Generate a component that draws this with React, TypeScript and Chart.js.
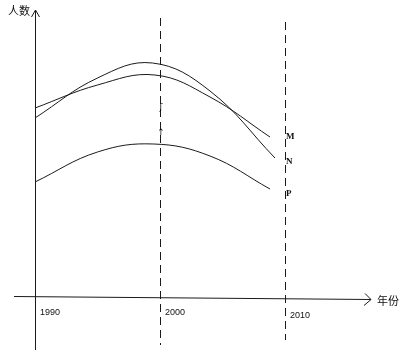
import React, { useEffect, useRef } from "react";
import { Chart, registerables } from "chart.js";

Chart.register(...registerables);

// Tick years (reference lines at the later two)
const tickYears = [1990, 2000, 2010];
const tickLabels = ["1990", "2000", "2010"];
const seriesNames = ["M", "N", "P"];
const axisTitleY = "人数";
const axisTitleX = "年份";

// Series (x = year, y = relative number of people)
const mYears = [1990, 1995.0, 1999.6, 2004.0, 2008.8];
const mValues = [189, 212, 222, 200, 160];
const nYears = [1990, 1995.0, 1999.4, 2004.0, 2009.2];
const nValues = [179, 219, 234, 206, 139];
const pYears = [1990, 1995.0, 1999.5, 2004.0, 2008.8];
const pValues = [115, 145, 153, 141, 108];

const toPoints = (xs: number[], ys: number[]) => xs.map((x, i) => ({ x, y: ys[i] }));

const LINE = "#1a1a1a";

const decorPlugin = {
  id: "decor",
  afterDraw(chart: any) {
    const ctx = chart.ctx as CanvasRenderingContext2D;
    const xs = chart.scales.x;
    const ys = chart.scales.y;
    const x0 = Math.round(xs.getPixelForValue(tickYears[0])) + 0.5;
    const y0 = Math.round(ys.getPixelForValue(0)) + 0.5;
    ctx.save();
    ctx.strokeStyle = LINE;
    ctx.lineWidth = 1;

    // y axis
    ctx.beginPath();
    ctx.moveTo(x0, 11);
    ctx.lineTo(x0, 350);
    ctx.stroke();
    // y arrow head
    ctx.beginPath();
    ctx.moveTo(x0 - 4, 17);
    ctx.lineTo(x0, 10);
    ctx.lineTo(x0 + 4, 17);
    ctx.stroke();

    // x axis
    ctx.beginPath();
    ctx.moveTo(14, y0 - 1);
    ctx.lineTo(371, y0 + 2);
    ctx.stroke();
    ctx.beginPath();
    ctx.moveTo(365, y0 - 4);
    ctx.lineTo(371, y0 + 2);
    ctx.lineTo(364, y0 + 8);
    ctx.stroke();

    // dashed reference lines
    ctx.setLineDash([8, 5]);
    const tops = [0, 18, 22];
    const bottoms = [0, 345, 340];
    for (let i = 1; i < tickYears.length; i++) {
      const px = Math.round(xs.getPixelForValue(tickYears[i])) + 0.5;
      ctx.beginPath();
      ctx.moveTo(px, tops[i]);
      ctx.lineTo(px, bottoms[i]);
      ctx.stroke();
    }
    ctx.setLineDash([]);

    // tick labels
    ctx.fillStyle = "#111";
    ctx.textBaseline = "middle";
    ctx.textAlign = "left";
    ctx.font = "9px 'Liberation Sans', Arial, sans-serif";
    const labelY = [313, 313, 316];
    tickYears.forEach((yr, i) => {
      const px = xs.getPixelForValue(yr);
      ctx.fillText(tickLabels[i], px + 5, labelY[i]);
    });

    // axis titles
    ctx.font = "11px 'Noto Sans CJK SC', sans-serif";
    ctx.fillText(axisTitleY, 8, 11);
    ctx.fillText(axisTitleX, 377, y0 + 3);

    // series labels next to line ends
    ctx.font = "bold 9px 'Liberation Serif', serif";
    const sets = chart.data.datasets;
    const offs = [0, 4, 5];
    sets.forEach((ds: any, i: number) => {
      const last = ds.data[ds.data.length - 1];
      const py = ys.getPixelForValue(last.y);
      ctx.fillText(seriesNames[i], 286, py + offs[i]);
    });

    // small marks on the 2000 line
    const p2000 = xs.getPixelForValue(tickYears[1]);
    ctx.font = "9px 'DejaVu Sans', sans-serif";
    ctx.textAlign = "center";
    ctx.fillText("ʃ", p2000 + 1, 108);
    ctx.fillText("↑", p2000 + 1, 133);

    ctx.restore();
  },
};

export default function App() {
  const ref = useRef<HTMLCanvasElement | null>(null);
  useEffect(() => {
    document.body.style.margin = "0";
    const canvas = ref.current;
    if (!canvas) return;
    const mk = (xs: number[], ys: number[], label: string) => ({
      label,
      data: toPoints(xs, ys),
      borderColor: LINE,
      borderWidth: 1,
      pointRadius: 0,
      fill: false,
      tension: 0.4,
    });
    const chart = new Chart(canvas, {
      type: "line",
      data: {
        datasets: [
          mk(mYears, mValues, seriesNames[0]),
          mk(nYears, nValues, seriesNames[1]),
          mk(pYears, pValues, seriesNames[2]),
        ],
      },
      options: {
        animation: false,
        responsive: true,
        maintainAspectRatio: false,
        layout: { padding: 0 },
        plugins: { legend: { display: false }, tooltip: { enabled: false } },
        scales: {
          x: { type: "linear", min: 1987.2, max: 2019.2, display: false },
          y: { type: "linear", min: -55, max: 297, display: false },
        },
      },
      plugins: [decorPlugin],
    });
    return () => chart.destroy();
  }, []);
  return (
    <div style={{ width: 400, height: 352, position: "relative", background: "#fff" }}>
      <canvas ref={ref} />
    </div>
  );
}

**PROMPT**
Omit each picture, then return all of the listing exactly as it stands.

**FINISHED EXERCISE**
Generate a component that draws this with React, TypeScript and Chart.js.
import React, { useEffect, useRef } from "react";
import { Chart, registerables } from "chart.js";

Chart.register(...registerables);

// Tick years (reference lines at the later two)
const tickYears = [1990, 2000, 2010];
const tickLabels = ["1990", "2000", "2010"];
const seriesNames = ["M", "N", "P"];
const axisTitleY = "人数";
const axisTitleX = "年份";

// Series (x = year, y = relative number of people)
const mYears = [1990, 1995.0, 1999.6, 2004.0, 2008.8];
const mValues = [189, 212, 222, 200, 160];
const nYears = [1990, 1995.0, 1999.4, 2004.0, 2009.2];
const nValues = [179, 219, 234, 206, 139];
const pYears = [1990, 1995.0, 1999.5, 2004.0, 2008.8];
const pValues = [115, 145, 153, 141, 108];

const toPoints = (xs: number[], ys: number[]) => xs.map((x, i) => ({ x, y: ys[i] }));

const LINE = "#1a1a1a";

const decorPlugin = {
  id: "decor",
  afterDraw(chart: any) {
    const ctx = chart.ctx as CanvasRenderingContext2D;
    const xs = chart.scales.x;
    const ys = chart.scales.y;
    const x0 = Math.round(xs.getPixelForValue(tickYears[0])) + 0.5;
    const y0 = Math.round(ys.getPixelForValue(0)) + 0.5;
    ctx.save();
    ctx.strokeStyle = LINE;
    ctx.lineWidth = 1;

    // y axis
    ctx.beginPath();
    ctx.moveTo(x0, 11);
    ctx.lineTo(x0, 350);
    ctx.stroke();
    // y arrow head
    ctx.beginPath();
    ctx.moveTo(x0 - 4, 17);
    ctx.lineTo(x0, 10);
    ctx.lineTo(x0 + 4, 17);
    ctx.stroke();

    // x axis
    ctx.beginPath();
    ctx.moveTo(14, y0 - 1);
    ctx.lineTo(371, y0 + 2);
    ctx.stroke();
    ctx.beginPath();
    ctx.moveTo(365, y0 - 4);
    ctx.lineTo(371, y0 + 2);
    ctx.lineTo(364, y0 + 8);
    ctx.stroke();

    // dashed reference lines
    ctx.setLineDash([8, 5]);
    const tops = [0, 18, 22];
    const bottoms = [0, 345, 340];
    for (let i = 1; i < tickYears.length; i++) {
      const px = Math.round(xs.getPixelForValue(tickYears[i])) + 0.5;
      ctx.beginPath();
      ctx.moveTo(px, tops[i]);
      ctx.lineTo(px, bottoms[i]);
      ctx.stroke();
    }
    ctx.setLineDash([]);

    // tick labels
    ctx.fillStyle = "#111";
    ctx.textBaseline = "middle";
    ctx.textAlign = "left";
    ctx.font = "9px 'Liberation Sans', Arial, sans-serif";
    const labelY = [313, 313, 316];
    tickYears.forEach((yr, i) => {
      const px = xs.getPixelForValue(yr);
      ctx.fillText(tickLabels[i], px + 5, labelY[i]);
    });

    // axis titles
    ctx.font = "11px 'Noto Sans CJK SC', sans-serif";
    ctx.fillText(axisTitleY, 8, 11);
    ctx.fillText(axisTitleX, 377, y0 + 3);

    // series labels next to line ends
    ctx.font = "bold 9px 'Liberation Serif', serif";
    const sets = chart.data.datasets;
    const offs = [0, 4, 5];
    sets.forEach((ds: any, i: number) => {
      const last = ds.data[ds.data.length - 1];
      const py = ys.getPixelForValue(last.y);
      ctx.fillText(seriesNames[i], 286, py + offs[i]);
    });

    // small marks on the 2000 line
    const p2000 = xs.getPixelForValue(tickYears[1]);
    ctx.font = "9px 'DejaVu Sans', sans-serif";
    ctx.textAlign = "center";
    ctx.fillText("ʃ", p2000 + 1, 108);
    ctx.fillText("↑", p2000 + 1, 133);

    ctx.restore();
  },
};

export default function App() {
  const ref = useRef<HTMLCanvasElement | null>(null);
  useEffect(() => {
    document.body.style.margin = "0";
    const canvas = ref.current;
    if (!canvas) return;
    const mk = (xs: number[], ys: number[], label: string) => ({
      label,
      data: toPoints(xs, ys),
      borderColor: LINE,
      borderWidth: 1,
      pointRadius: 0,
      fill: false,
      tension: 0.4,
    });
    const chart = new Chart(canvas, {
      type: "line",
      data: {
        datasets: [
          mk(mYears, mValues, seriesNames[0]),
          mk(nYears, nValues, seriesNames[1]),
          mk(pYears, pValues, seriesNames[2]),
        ],
      },
      options: {
        animation: false,
        responsive: true,
        maintainAspectRatio: false,
        layout: { padding: 0 },
        plugins: { legend: { display: false }, tooltip: { enabled: false } },
        scales: {
          x: { type: "linear", min: 1987.2, max: 2019.2, display: false },
          y: { type: "linear", min: -55, max: 297, display: false },
        },
      },
      plugins: [decorPlugin],
    });
    return () => chart.destroy();
  }, []);
  return (
    <div style={{ width: 400, height: 352, position: "relative", background: "#fff" }}>
      <canvas ref={ref} />
    </div>
  );
}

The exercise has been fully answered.